# Nissan Cefiro A31 Steering Problems



## Cefi (Nov 28, 2009)

Hi Guys, 

I am new here. I didn`t find a A31 category, but I think this one is as close as it gets.

So I bought an 1994 Cefiro A31 and I have a lot of trouble with my steering. I have a lot of movement (shaking) at low as at high speeds in my steering wheel. 

Also the car is pulling slightly to the left while braking and accelerating, even after I got the steering realigned/corrected.

I can cross out tire problems since I have new rims (definenatly right balanced!) and brand new toyo tires.

The car had this problem already when I bought it 1 month ago. My tuner said it might be the wheel hub.

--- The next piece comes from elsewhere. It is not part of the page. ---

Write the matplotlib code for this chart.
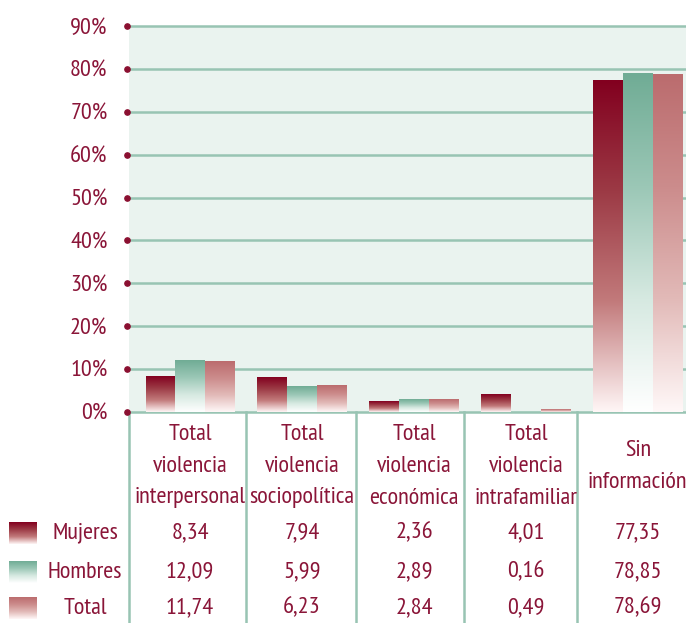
import numpy as np
import matplotlib.pyplot as plt
from matplotlib.colors import LinearSegmentedColormap
from matplotlib.transforms import blended_transform_factory

plt.rcParams['font.family'] = ['PT Sans Narrow', 'DejaVu Sans']

categories = [
    ["Total", "violencia", "interpersonal"],
    ["Total", "violencia", "sociopolítica"],
    ["Total", "violencia", "económica"],
    ["Total", "violencia", "intrafamiliar"],
    ["Sin", "información"],
]
series_names = ["Mujeres", "Hombres", "Total"]
mujeres = [8.34, 7.94, 2.36, 4.01, 77.35]
hombres = [12.09, 5.99, 2.89, 0.16, 78.85]
total = [11.74, 6.23, 2.84, 0.49, 78.69]
yticks = [0, 10, 20, 30, 40, 50, 60, 70, 80, 90]

text_col = "#8A1538"
grid_col = "#98C4B3"
cmaps = [
    LinearSegmentedColormap.from_list("muj", ["#FFF6F6", "#C27A7B", "#9C3A45", "#82001F"]),
    LinearSegmentedColormap.from_list("hom", ["#FFFFFF", "#D6E9E1", "#9BC7B6", "#70AC95"]),
    LinearSegmentedColormap.from_list("tot", ["#FFF8F8", "#E2BAB8", "#CC8C8C", "#BB6C6E"]),
]
fs = 17.5

W, H = 686, 623
fig = plt.figure(figsize=(W / 100, H / 100), dpi=100)
left, right, top, bottom = 129, 686, 26, 412
ax = fig.add_axes([left / W, 1 - bottom / H, (right - left) / W, (bottom - top) / H])
ax.set_facecolor("#EAF3EF")
for s in ax.spines.values():
    s.set_visible(False)

x = np.arange(len(categories))
bw = 0.265
grad = np.linspace(0, 1, 256).reshape(-1, 1)
for i, vals in enumerate([mujeres, hombres, total]):
    bars = ax.bar(x + (i - 1) * bw, vals, bw, color="none", zorder=3)
    for b in bars:
        x0, w, h = b.get_x(), b.get_width(), b.get_height()
        ax.imshow(grad, extent=[x0, x0 + w, 0, h], origin="lower", cmap=cmaps[i],
                  aspect="auto", zorder=3, interpolation="bilinear")

for t in yticks:
    ax.axhline(t, color=grid_col, lw=1.8, zorder=1, clip_on=False)

xmin, xmax = -0.545, 4.43
ax.set_xlim(xmin, xmax)
ax.set_ylim(0, 90)
ax.set_xticks([])
ax.set_yticks(yticks)
ax.set_yticklabels([f"{t}%" for t in yticks], color=text_col, fontsize=fs)
ax.tick_params(axis="y", length=0, pad=15.5)

# red dots beside tick labels
ax.plot([-0.0036] * len(yticks), yticks, "o", color="#8A0F30", ms=3.8,
        transform=ax.get_yaxis_transform(), clip_on=False, zorder=5)

# table below the chart
tr = blended_transform_factory(ax.transData, fig.transFigure)
def fy(py):
    return 1 - py / H

for xb in [xmin, 0.5, 1.48, 2.45, 3.46]:
    ax.plot([xb, xb], [fy(bottom), fy(H)], color=grid_col, lw=1.8,
            transform=tr, clip_on=False)

for i, lines in enumerate(categories):
    ys = [434, 466, 498] if len(lines) == 3 else [450, 482]
    for line, py in zip(lines, ys):
        ax.text(i, fy(py), line, transform=tr, ha="center", va="center",
                fontsize=fs, color=text_col)

row_y = [533, 572, 608]
for vals, py in zip([mujeres, hombres, total], row_y):
    for i, v in enumerate(vals):
        ax.text(i, fy(py), f"{v:.2f}".replace(".", ","), transform=tr,
                ha="center", va="center", fontsize=fs, color=text_col)

for name, py, cm in zip(series_names, row_y, cmaps):
    sax = fig.add_axes([9 / W, fy(py + 11), 28 / W, 22 / H])
    sax.imshow(grad, origin="lower", cmap=cm, aspect="auto", extent=[0, 1, 0, 1])
    sax.set_axis_off()
    fig.text(85 / W, fy(py), name, ha="center", va="center", fontsize=fs, color=text_col)

fig.savefig("out.png", dpi=100)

Also it is kind of difficult to discus this problem with him since I am a German living in China and his English and my Chinese is limited. :balls:

What do you guys think??

Sorry for the bad English.

Hope somebody of you has some ideas.

Cheers!


----------



## internetautomart (Mar 8, 2004)

1. your cefiro is RWDvs the maxima which is fwd
2. I'd recheck the tires


----------



## Cefi (Nov 28, 2009)

1.I know, but I couldn`t find a thread for Cefiros...... :newbie: :balls:

2 I allready found the problem, my left wheel hub is bent, got a new one, it`s running smoothly now! :fluffy:

Thanks!


----------